> _What this task involves_
Take the lines of the data below from the very first through the line containing "ax.set_ylim(0, 0.22)" and output them exactly, pictures excluded.

* * * *

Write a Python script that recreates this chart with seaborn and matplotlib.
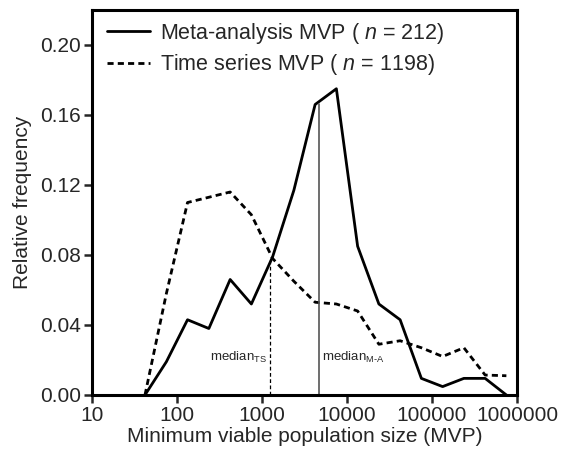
import matplotlib
matplotlib.use("Agg")
import matplotlib.pyplot as plt
import seaborn as sns
import pandas as pd
from matplotlib.lines import Line2D

# Bin centres (MVP, log-spaced quarter decades)
mvp_bins = [42, 75, 133, 237, 422, 750, 1334, 2371, 4217, 7499,
            13335, 23714, 42170, 74989, 133352, 237137, 421697, 749894]
meta_freq = [0.0, 0.019, 0.043, 0.038, 0.066, 0.052, 0.079, 0.117, 0.166, 0.175,
             0.085, 0.052, 0.043, 0.0095, 0.0048, 0.0095, 0.0095, 0.0]
ts_freq = [0.0, 0.058, 0.110, 0.113, 0.116, 0.103, 0.078, 0.065, 0.053, 0.052,
           0.048, 0.029, 0.031, 0.027, 0.022, 0.027, 0.0114, 0.011]

median_ts = 1240
median_ts_top = 0.078
median_ma = 4680
median_ma_top = 0.166

x_ticks = [10, 100, 1000, 10000, 100000, 1000000]
x_tick_labels = ["10", "100", "1000", "10000", "100000", "1000000"]
y_ticks = [0.00, 0.04, 0.08, 0.12, 0.16, 0.20]
y_tick_labels = ["0.00", "0.04", "0.08", "0.12", "0.16", "0.20"]

labels = ["Meta-analysis MVP ( $n$ = 212)", "Time series MVP ( $n$ = 1198)"]

sns.set_style("ticks")
plt.rcParams['font.family'] = ['Liberation Sans', 'DejaVu Sans']
plt.rcParams['mathtext.fontset'] = 'custom'
plt.rcParams['mathtext.rm'] = 'Liberation Sans'
plt.rcParams['mathtext.it'] = 'Liberation Sans:italic'

df = pd.DataFrame({
    "MVP": mvp_bins * 2,
    "freq": meta_freq + ts_freq,
    "series": ["meta"] * len(mvp_bins) + ["ts"] * len(mvp_bins),
})

fig = plt.figure(figsize=(5.68, 4.54), dpi=100)
ax = fig.add_axes([92/568, 1-395/454, (517-92)/568, (395-10)/454])

sns.lineplot(data=df[df.series == "meta"], x="MVP", y="freq", ax=ax,
             color="black", lw=2.0, estimator=None)
sns.lineplot(data=df[df.series == "ts"], x="MVP", y="freq", ax=ax,
             color="black", lw=2.0, estimator=None, linestyle=(0, (2.2, 1.5)))

ax.set_xscale("log")
ax.set_xlim(10, 1000000)
ax.set_ylim(0, 0.22)

ax.plot([median_ts, median_ts], [0, median_ts_top], color="black", lw=0.9,
        linestyle=(0, (3, 2)))
ax.plot([median_ma, median_ma], [0, median_ma_top], color="#555555", lw=1.2)
ax.text(median_ts * 0.93, 0.017, r"median$_{\mathrm{TS}}$", ha="right",
        va="bottom", fontsize=9.5)
ax.text(median_ma * 1.08, 0.017, r"median$_{\mathrm{M\text{-}A}}$", ha="left",
        va="bottom", fontsize=9.5)

ax.set_xticks(x_ticks)
ax.set_xticklabels(x_tick_labels)
ax.xaxis.set_minor_locator(matplotlib.ticker.NullLocator())
ax.set_yticks(y_ticks)
ax.set_yticklabels(y_tick_labels)
ax.tick_params(axis="both", direction="out", length=6, width=1.8,
               labelsize=15, pad=2)

for s in ax.spines.values():
    s.set_linewidth(2.2)
    s.set_color("black")

ax.set_xlabel("Minimum viable population size (MVP)", fontsize=15, labelpad=1)
ax.set_ylabel("Relative frequency", fontsize=15, labelpad=6)

handles = [Line2D([], [], color="black", lw=2.0),
           Line2D([], [], color="black", lw=2.0, linestyle=(0, (2.2, 1.5)))]
ax.legend(handles, labels, loc="upper left", frameon=False, fontsize=15.5,
          handlelength=2.0, handletextpad=0.45, borderaxespad=0.1,
          bbox_to_anchor=(0.01, 1.0), labelspacing=0.3)

fig.savefig("out.png", dpi=100)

* * * *

> _Output of the task_
Write a Python script that recreates this chart with seaborn and matplotlib.
import matplotlib
matplotlib.use("Agg")
import matplotlib.pyplot as plt
import seaborn as sns
import pandas as pd
from matplotlib.lines import Line2D

# Bin centres (MVP, log-spaced quarter decades)
mvp_bins = [42, 75, 133, 237, 422, 750, 1334, 2371, 4217, 7499,
            13335, 23714, 42170, 74989, 133352, 237137, 421697, 749894]
meta_freq = [0.0, 0.019, 0.043, 0.038, 0.066, 0.052, 0.079, 0.117, 0.166, 0.175,
             0.085, 0.052, 0.043, 0.0095, 0.0048, 0.0095, 0.0095, 0.0]
ts_freq = [0.0, 0.058, 0.110, 0.113, 0.116, 0.103, 0.078, 0.065, 0.053, 0.052,
           0.048, 0.029, 0.031, 0.027, 0.022, 0.027, 0.0114, 0.011]

median_ts = 1240
median_ts_top = 0.078
median_ma = 4680
median_ma_top = 0.166

x_ticks = [10, 100, 1000, 10000, 100000, 1000000]
x_tick_labels = ["10", "100", "1000", "10000", "100000", "1000000"]
y_ticks = [0.00, 0.04, 0.08, 0.12, 0.16, 0.20]
y_tick_labels = ["0.00", "0.04", "0.08", "0.12", "0.16", "0.20"]

labels = ["Meta-analysis MVP ( $n$ = 212)", "Time series MVP ( $n$ = 1198)"]

sns.set_style("ticks")
plt.rcParams['font.family'] = ['Liberation Sans', 'DejaVu Sans']
plt.rcParams['mathtext.fontset'] = 'custom'
plt.rcParams['mathtext.rm'] = 'Liberation Sans'
plt.rcParams['mathtext.it'] = 'Liberation Sans:italic'

df = pd.DataFrame({
    "MVP": mvp_bins * 2,
    "freq": meta_freq + ts_freq,
    "series": ["meta"] * len(mvp_bins) + ["ts"] * len(mvp_bins),
})

fig = plt.figure(figsize=(5.68, 4.54), dpi=100)
ax = fig.add_axes([92/568, 1-395/454, (517-92)/568, (395-10)/454])

sns.lineplot(data=df[df.series == "meta"], x="MVP", y="freq", ax=ax,
             color="black", lw=2.0, estimator=None)
sns.lineplot(data=df[df.series == "ts"], x="MVP", y="freq", ax=ax,
             color="black", lw=2.0, estimator=None, linestyle=(0, (2.2, 1.5)))

ax.set_xscale("log")
ax.set_xlim(10, 1000000)
ax.set_ylim(0, 0.22)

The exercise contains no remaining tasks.